Think before you jump

| December 12, 2008

Brad Holthaus
Publisher

Trucking is often a leading indicator of the economy. That seems to have been the case with first-half 2008 turnover figures released by the American Trucking Associations.

The rate for large truckload fleets (more than $30 million in revenue) dropped from 103 percent in the first quarter to 85 percent in the second. That’s the lowest level in 10 years. Small-fleet turnover also fell, and the less-than-truckload turnover rate dropped to 6 percent, cutting itself in half and then some.

These numbers come from a period that, compared to recent experience, is like a waltz in the park. If carriers were tightening the belt in the face of a slowing economy, you can count on them to do so even more as credit dries up, and with it new construction and other spending as a whole.

Likewise, if drivers in the first half of 2008 were looking more closely than usual at how green the grass was before risking a jump, they’ll be even more inclined to learn to love their current partner, no matter how disappointing the relationship.

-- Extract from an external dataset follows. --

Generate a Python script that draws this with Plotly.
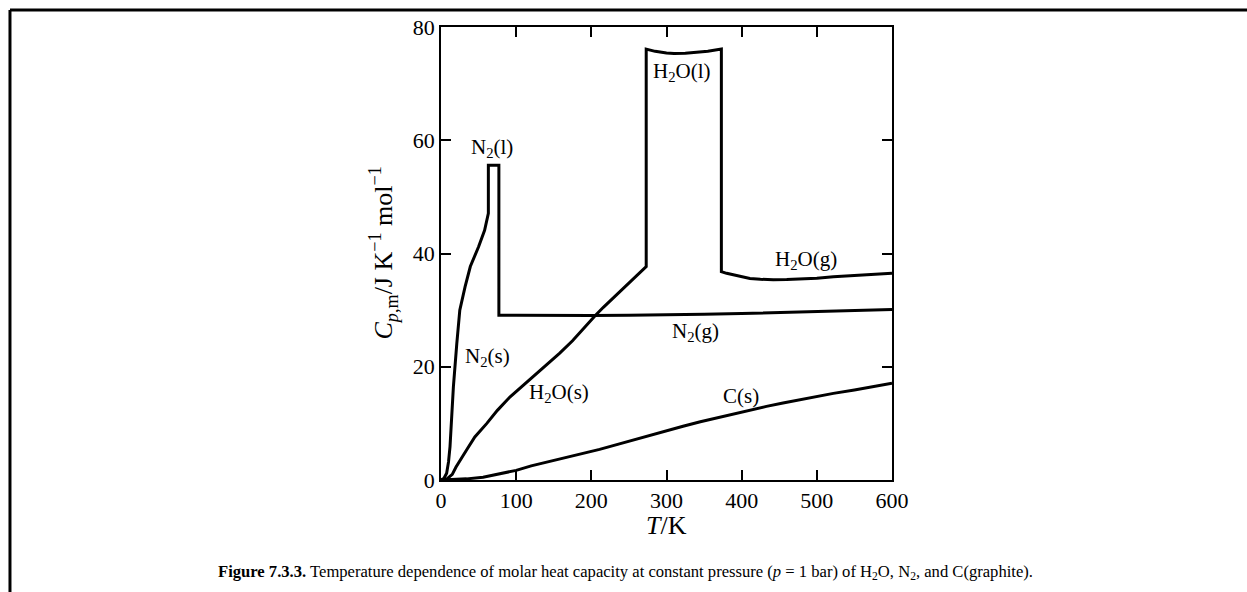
import plotly.graph_objects as go

# ---- data ----
n2_T = [0, 4, 7.5, 10, 12, 14, 16.5, 21, 25, 32, 39, 50, 58, 63,
        63, 77, 77, 100, 150, 200, 250, 300, 350, 400, 450, 500, 550, 600]
n2_Cp = [0, 0.3, 1.2, 3.2, 5.9, 11, 16.5, 24.1, 30, 34.1, 37.7, 41.2, 44.1, 47.1,
         55.6, 55.6, 29.1, 29.1, 29.05, 29.05, 29.1, 29.15, 29.25, 29.4, 29.55, 29.75, 29.95, 30.1]

h2o_T = [0, 8, 15, 20, 34, 45, 61, 75, 92, 110, 127, 143, 158, 175, 189, 205, 216, 230, 247, 260, 273,
         273, 285, 300, 310, 325, 340, 355, 373,
         373, 380, 390, 400, 411, 425, 442, 460, 478, 500, 522, 550, 575, 600]
h2o_Cp = [0, 0.2, 1.0, 2.3, 5.3, 7.6, 10.0, 12.3, 14.7, 16.8, 18.8, 20.6, 22.4, 24.6, 26.7, 29.0, 30.5, 32.3, 34.5, 36.1, 37.7,
          76.1, 75.7, 75.4, 75.3, 75.35, 75.5, 75.7, 76.1,
          36.8, 36.5, 36.2, 35.9, 35.6, 35.45, 35.35, 35.4, 35.5, 35.65, 35.9, 36.1, 36.3, 36.5]

c_T = [0, 20, 34, 56, 78, 100, 120, 145, 170, 190, 211, 235, 256, 278, 300, 322, 345, 367, 389, 411,
       433, 455, 478, 500, 522, 550, 575, 600]
c_Cp = [0, 0.05, 0.2, 0.5, 1.06, 1.7, 2.5, 3.3, 4.0, 4.7, 5.4, 6.3, 7.1, 7.9, 8.7, 9.5, 10.3, 11.0, 11.7, 12.4,
        13.0, 13.6, 14.2, 14.8, 15.3, 15.9, 16.5, 17.1]

label_text = ["N<sub>2</sub>(l)", "H<sub>2</sub>O(l)", "H<sub>2</sub>O(g)", "N<sub>2</sub>(g)",
              "C(s)", "N<sub>2</sub>(s)", "H<sub>2</sub>O(s)"]
label_T = [68, 321, 486, 339, 399, 62.5, 157]
label_Cp = [58.6, 72.1, 38.9, 26.1, 14.9, 21.7, 15.4]

x_ticks = [0, 100, 200, 300, 400, 500, 600]
y_ticks = [0, 20, 40, 60, 80]

FONT = "Liberation Serif"
fig = go.Figure()
line = dict(color="black", width=3)
fig.add_trace(go.Scatter(x=n2_T, y=n2_Cp, mode="lines", line=line, name="N2"))
fig.add_trace(go.Scatter(x=h2o_T, y=h2o_Cp, mode="lines", line=line, name="H2O"))
fig.add_trace(go.Scatter(x=c_T, y=c_Cp, mode="lines", line=line, name="C"))

annotations = []
for t, xx, yy in zip(label_text, label_T, label_Cp):
    annotations.append(dict(x=xx, y=yy, xref="x", yref="y", text=t, showarrow=False,
                            xanchor="center", yanchor="middle",
                            font=dict(family=FONT, size=21, color="black")))

# axis titles
annotations.append(dict(x=0.499, y=-0.1, xref="paper", yref="paper", text="<i>T</i>/K",
                        xanchor="center", yanchor="middle",
                        showarrow=False, font=dict(family=FONT, size=26, color="black")))
annotations.append(dict(x=-0.1286, y=0.50, xref="paper", yref="paper",
                        text="<i>C</i><sub><i>p</i>,m</sub>/J K<sup>−1</sup> mol<sup>−1</sup>",
                        xanchor="center", yanchor="middle",
                        textangle=-90, showarrow=False, font=dict(family=FONT, size=26, color="black")))
# caption
annotations.append(dict(x=0.408, y=-0.205, xref="paper", yref="paper",
                        xanchor="center", yanchor="middle",
                        text="<b>Figure 7.3.3.</b> Temperature dependence of molar heat capacity at constant pressure "
                             "(<i>p</i> = 1 bar) of H<sub>2</sub>O, N<sub>2</sub>, and C(graphite).",
                        showarrow=False, font=dict(family=FONT, size=16.6, color="black")))

axis_common = dict(showgrid=False, zeroline=False, showline=True, linecolor="black", linewidth=1.5,
                   mirror="ticks", ticks="inside", ticklen=10, tickwidth=1.5, tickcolor="black",
                   tickfont=dict(family=FONT, size=22, color="black"))

fig.update_layout(
    width=1247, height=592,
    margin=dict(l=441, r=355, t=27, b=112),
    paper_bgcolor="white", plot_bgcolor="white",
    showlegend=False,
    xaxis=dict(range=[0, 600], tickvals=x_ticks, ticktext=[str(v) for v in x_ticks], **axis_common),
    yaxis=dict(range=[0, 80], tickvals=y_ticks, ticktext=[str(v) for v in y_ticks], **axis_common),
    annotations=annotations,
    shapes=[
        dict(type="line", xref="paper", yref="paper", x0=-0.9557, x1=1.8, y0=1.0375, y1=1.0375,
             line=dict(color="black", width=3)),
        dict(type="line", xref="paper", yref="paper", x0=-0.9557, x1=-0.9557, y0=1.0375, y1=-0.26,
             line=dict(color="black", width=3)),
    ],
)

fig.write_html("out.html", config={"displayModeBar": False},
               post_script="document.body.style.margin='0';document.body.style.overflow='hidden';")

However bleak things look, you don’t necessarily have to settle for just getting by. The five standout owner-operators featured in this issue’s “Dream Hauls” story make it clear that it’s possible to rake in a lot of cash and not kill yourself doing it. Jack Berghorst of Taunton, Minn., for example, has been averaging $3 a mile in revenue on all miles hauling wind-energy equipment, leaving him plenty to keep.

Like many of the high earners we’ve profiled in Overdrive, Berghorst, who’s leased to Daily Express since 1994, and others like him show that it’s smart business decisions – not hopping from carrier to carrier – that have advanced their careers.